Walthamstow Town Hall
Walthamstow Town Hall
Walthamstow town hall is the centrepiece of an imposing group of buildings that make up Waltham Forest’s civic centre, with the magistrates’ courts to its left and the assembly hall on the right.
In 1929 the newly created municipal borough of Walthamstow launched an architectural design competition for its headquarters, to be built on the site of Chestnuts Farm (also known as Clay Farm).
The competition attracted 70 entries and was won in 1932 by Philip Dalton Hepworth, who had studied in London, Paris and Rome but was also aware of the contemporary Swedish trend towards simplified classicism with art deco details. Hepworth was at the time best known for some stylish residential creations but his subsequent projects included churches, a county hall for Wiltshire and the designs for numerous war cemeteries.

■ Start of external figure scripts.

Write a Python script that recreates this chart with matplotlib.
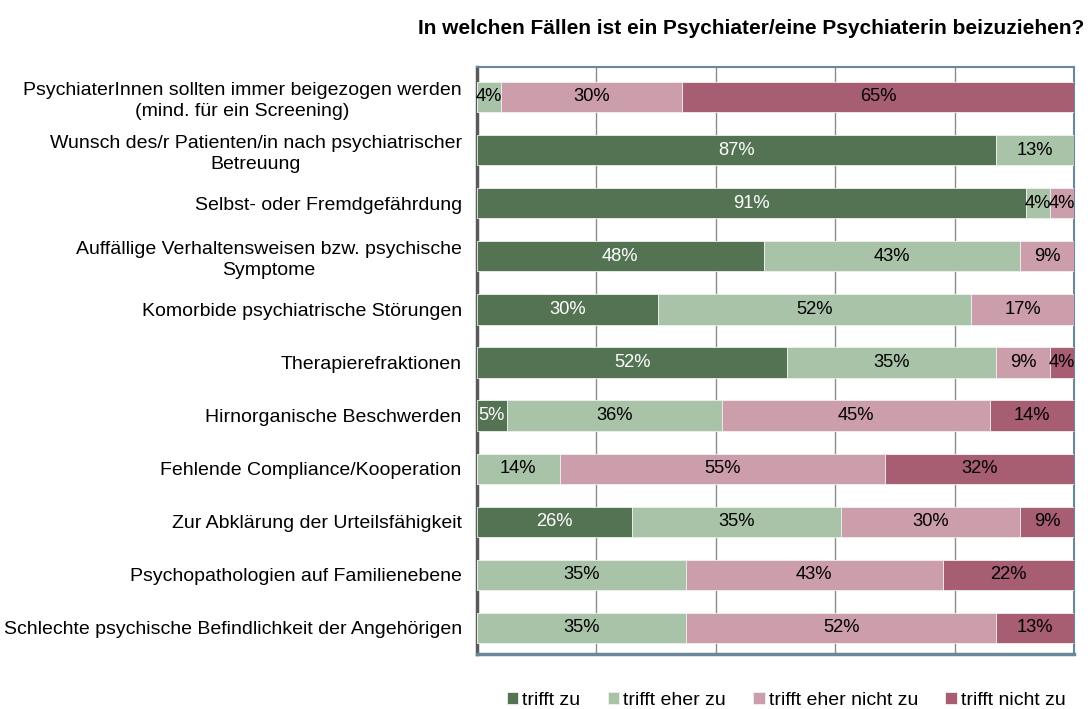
import matplotlib
matplotlib.use("Agg")
import matplotlib.pyplot as plt
import numpy as np

plt.rcParams['font.family'] = ['Liberation Sans', 'DejaVu Sans']

categories = [
    "PsychiaterInnen sollten immer beigezogen werden\n(mind. für ein Screening)",
    "Wunsch des/r Patienten/in nach psychiatrischer\nBetreuung",
    "Selbst- oder Fremdgefährdung",
    "Auffällige Verhaltensweisen bzw. psychische\nSymptome",
    "Komorbide psychiatrische Störungen",
    "Therapierefraktionen",
    "Hirnorganische Beschwerden",
    "Fehlende Compliance/Kooperation",
    "Zur Abklärung der Urteilsfähigkeit",
    "Psychopathologien auf Familienebene",
    "Schlechte psychische Befindlichkeit der Angehörigen",
]
series_names = ["trifft zu", "trifft eher zu", "trifft eher nicht zu", "trifft nicht zu"]
trifft_zu         = [0, 87, 91, 48, 30, 52, 5, 0, 26, 0, 0]
trifft_eher_zu    = [4, 13, 4, 43, 52, 35, 36, 14, 35, 35, 35]
eher_nicht_zu     = [30, 0, 4, 9, 17, 9, 45, 55, 30, 43, 52]
trifft_nicht_zu   = [65, 0, 0, 0, 0, 4, 14, 32, 9, 22, 13]
title = "In welchen Fällen ist ein Psychiater/eine Psychiaterin beizuziehen?"

colors = ["#537352", "#a9c3a8", "#cc9daa", "#a85e72"]
text_colors = ["white", "black", "black", "black"]

FS = 14.0

data = np.array([trifft_zu, trifft_eher_zu, eher_nicht_zu, trifft_nicht_zu], dtype=float)
totals = data.sum(axis=0)
norm = data / totals * 100

fig = plt.figure(figsize=(10.88, 7.09), dpi=100)
ax = fig.add_axes([0.4384, 0.0776, 0.5487, 0.8279])

y = np.arange(len(categories))
left = np.zeros(len(categories))
for k in range(4):
    ax.barh(y, norm[k], left=left, height=0.57, color=colors[k],
            edgecolor="#f0f0f0", linewidth=0.6, label=series_names[k], zorder=3)
    for i in range(len(categories)):
        v = data[k][i]
        if v > 0:
            ax.text(left[i] + norm[k][i] / 2, y[i], f"{int(v)}%", ha="center", va="center",
                    fontsize=13.2, color=text_colors[k], zorder=4)
    left += norm[k]

ax.set_xlim(0, 100)
ax.set_ylim(10.49, -0.565)
ax.set_xticks([0, 20, 40, 60, 80, 100])
ax.set_xticklabels([])
ax.tick_params(axis="x", length=0)
ax.xaxis.grid(True, color="#8c8c8c", linewidth=1, zorder=0)
ax.set_axisbelow(True)
ax.set_yticks(y)
ax.set_yticklabels(categories, fontsize=FS, linespacing=1.3)
for lab in ax.get_yticklabels():
    lab.set_multialignment("center")
ax.tick_params(axis="y", length=0, pad=11)

ax.spines["left"].set_color("#5a5a5a")
ax.spines["left"].set_linewidth(2.5)
for s in ["top", "right"]:
    ax.spines[s].set_color("#6a8799")
    ax.spines[s].set_linewidth(1.5)
ax.spines["bottom"].set_color("#6a8799")
ax.spines["bottom"].set_linewidth(2.5)

fig.text(0.997, 0.96, title, ha="right", va="center", fontsize=15, fontweight="bold")

fig.legend(loc="center", bbox_to_anchor=(0.7225, 0.012), ncol=4, frameon=False,
           fontsize=FS, handlelength=0.6, handleheight=0.6, handletextpad=0.2,
           columnspacing=1.4)

fig.savefig("out.png", dpi=100)
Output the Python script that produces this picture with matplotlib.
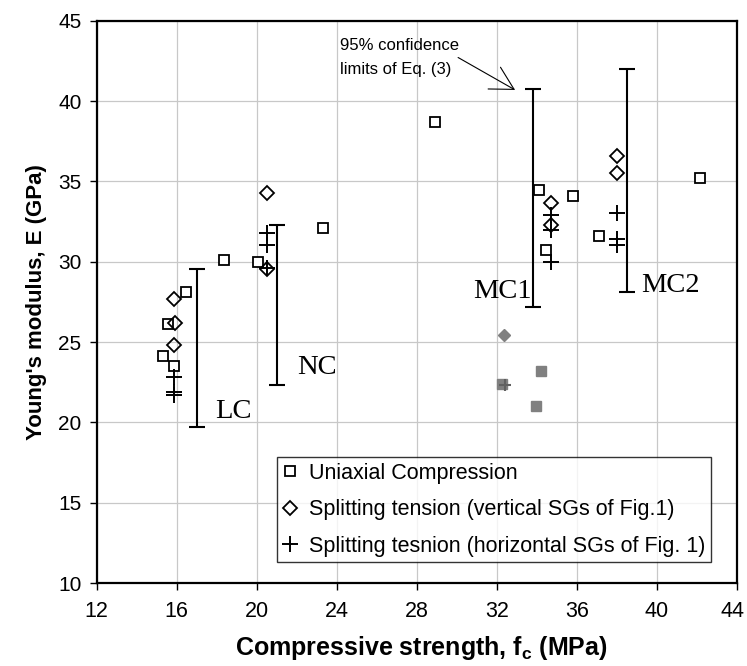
import matplotlib
matplotlib.use("Agg")
import matplotlib.pyplot as plt
from matplotlib import transforms
import numpy as np

plt.rcParams['font.family'] = ['Liberation Sans', 'DejaVu Sans']

# Uniaxial compression tests
uc_fc = [16.45, 15.55, 15.33, 15.85, 18.35, 20.05, 23.33, 28.9, 34.13, 35.83, 34.45, 37.1, 42.17]
uc_E = [28.1, 26.13, 24.13, 23.51, 30.1, 30.0, 32.08, 38.7, 34.47, 34.09, 30.73, 31.6, 35.19]

# Splitting tension, vertical strain gauges
sv_fc = [15.88, 15.92, 15.88, 20.5, 20.5, 34.7, 34.7, 38.0, 38.0]
sv_E = [27.66, 26.19, 24.8, 34.26, 29.55, 33.67, 32.29, 36.6, 35.5]

# Splitting tension, horizontal strain gauges
sh_fc = [15.88, 15.88, 15.88, 20.5, 20.5, 20.5, 34.7, 34.7, 34.7, 38.0, 38.0, 38.0]
sh_E = [22.81, 21.91, 21.71, 31.81, 31.04, 29.6, 32.91, 32.0, 30.0, 33.01, 31.4, 31.04]

# Excluded results (grey)
ex_sq_fc = [32.25, 34.2, 33.95]
ex_sq_E = [22.4, 23.2, 21.02]
ex_dm_fc = [32.38]
ex_dm_E = [25.44]
ex_pl_fc = [32.4]
ex_pl_E = [22.35]

# 95% confidence limits of Eq. (3) for each mix
mixes = ['LC', 'NC', 'MC1', 'MC2']
ci_fc = [17.03, 21.0, 33.8, 38.5]
ci_low = [19.7, 22.33, 27.2, 28.1]
ci_high = [29.53, 32.29, 40.73, 41.97]

x_ticks = [12, 16, 20, 24, 28, 32, 36, 40, 44]
y_ticks = [10, 15, 20, 25, 30, 35, 40, 45]

fig = plt.figure(figsize=(7.47, 6.66), dpi=100)
ax = fig.add_axes([0.12945, 0.12462, 0.85676, 0.84429])

ax.set_xlim(12, 44)
ax.set_ylim(10, 45)
ax.set_xticks(x_ticks)
ax.set_yticks(y_ticks)
ax.grid(True, color='#c8c8c8', lw=0.9, zorder=0)
ax.set_axisbelow(True)
for s in ax.spines.values():
    s.set_linewidth(1.6)
    s.set_color('black')
ax.tick_params(direction='out', length=5, width=1)
ax.tick_params(axis='y', labelsize=15, pad=6)
ax.tick_params(axis='x', labelbottom=False)

# x tick labels drawn below each tick; the last one is nudged inward so it stays on the canvas
xlab_tr = transforms.blended_transform_factory(ax.transData, ax.transAxes)
for t in x_ticks:
    dx = -3 if t == x_ticks[-1] else 0
    tr = transforms.offset_copy(xlab_tr, fig=fig, x=dx, y=-13, units='points')
    ax.text(t, 0, str(t), transform=tr, ha='center', va='top', fontsize=15.5, clip_on=False)

# confidence bars
ci_fc_a = np.array(ci_fc)
lo = np.array(ci_low)
hi = np.array(ci_high)
mid = (lo + hi) / 2
ax.errorbar(ci_fc_a, mid, yerr=[mid - lo, hi - mid], fmt='none', ecolor='black',
            elinewidth=1.5, capsize=5.6, capthick=1.5, zorder=3)

# excluded points
ax.plot(ex_sq_fc, ex_sq_E, ls='none', marker='s', ms=7.5, mfc='#808080', mec='#808080', zorder=4)
ax.plot(ex_dm_fc, ex_dm_E, ls='none', marker='D', ms=6.5, mfc='#808080', mec='#808080', zorder=4)
ax.plot(ex_pl_fc, ex_pl_E, ls='none', marker='+', ms=9, mew=1.5, color='#606060', zorder=5)

ax.plot(uc_fc, uc_E, ls='none', marker='s', ms=7.8, mfc='white', mec='black', mew=1.3,
        zorder=5, label='Uniaxial Compression')
ax.plot(sv_fc, sv_E, ls='none', marker='D', ms=6.8, mfc='none', mec='black', mew=1.3,
        zorder=6, label='Splitting tension (vertical SGs of Fig.1)')
ax.plot(sh_fc, sh_E, ls='none', marker='+', ms=11, mew=1.4, color='black',
        zorder=6, label='Splitting tesnion (horizontal SGs of Fig. 1)')

# mix labels
serif = ['Liberation Serif', 'DejaVu Serif']
ax.text(17.9, 20.7, 'LC', family=serif, fontsize=20.5, ha='left', va='center')
ax.text(22.0, 23.4, 'NC', family=serif, fontsize=20.5, ha='left', va='center')
ax.text(33.75, 28.15, 'MC1', family=serif, fontsize=20.5, ha='right', va='center')
ax.text(39.2, 28.5, 'MC2', family=serif, fontsize=20.5, ha='left', va='center')

# callout
ax.text(24.17, 42.71, '95% confidence\nlimits of Eq. (3)', fontsize=12, ha='left', va='center',
        linespacing=1.8)
ax.annotate('', xy=(32.92, 40.69), xytext=(30.07, 42.71),
            arrowprops=dict(arrowstyle='->,head_length=0.82,head_width=0.45', lw=0.8,
                            color='black', mutation_scale=20, shrinkA=0, shrinkB=0))

ax.set_xlabel('Compressive strength, f$_\\mathregular{c}$ (MPa)', fontsize=18, fontweight='bold')
ax.xaxis.set_label_coords(0.507, -0.1156)
ax.xaxis.label.set_va('center')
ax.set_ylabel("Young's modulus, E (GPa)", fontsize=16, fontweight='bold', labelpad=8)

leg = ax.legend(loc='lower left', bbox_to_anchor=(0.28125, 0.0375), borderaxespad=0,
                fontsize=15.5, frameon=True, fancybox=False, handlelength=0.7,
                handletextpad=0.55, labelspacing=0.72, borderpad=0.25)
leg.get_frame().set_edgecolor('black')
leg.get_frame().set_linewidth(1.0)

fig.savefig('out.png', dpi=100)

Construction of the town hall didn’t begin until 1937 and took more than five years to complete. The need for wartime economies affected the latter stages, so the interior fittings aren’t what they might have been, with locally-made plywood replacing planned oak panelling and terrazzo in the foyer instead of marble. Some intended features were omitted altogether. Nevertheless, the council found the money to have the building clad in Portland stone – rather than brick, as had originally been envisaged.
The Irish sculptor John Francis Kavanagh was commissioned to carve motifs on the outside walls: five William Morris-inspired figures for the council chamber and ‘Tragedy’ and ‘Comedy’ on either side of the assembly hall.
The assembly hall was built in tandem with the town hall but construction of the magistrates’ court had to wait until the early 1970s. The court’s design, by the GLC Special Works Department, is very much of its time but the use of slabs of Portland stone results in a degree of harmony with its neighbours.
In June 2020 work began on a £150m project to renovate and modernise the town hall to enable better staff working, and to upgrade the assembly hall and civic square. In phase two the developer Countryside will later redevelop parts of the site for landscaping and the construction of several hundred new homes.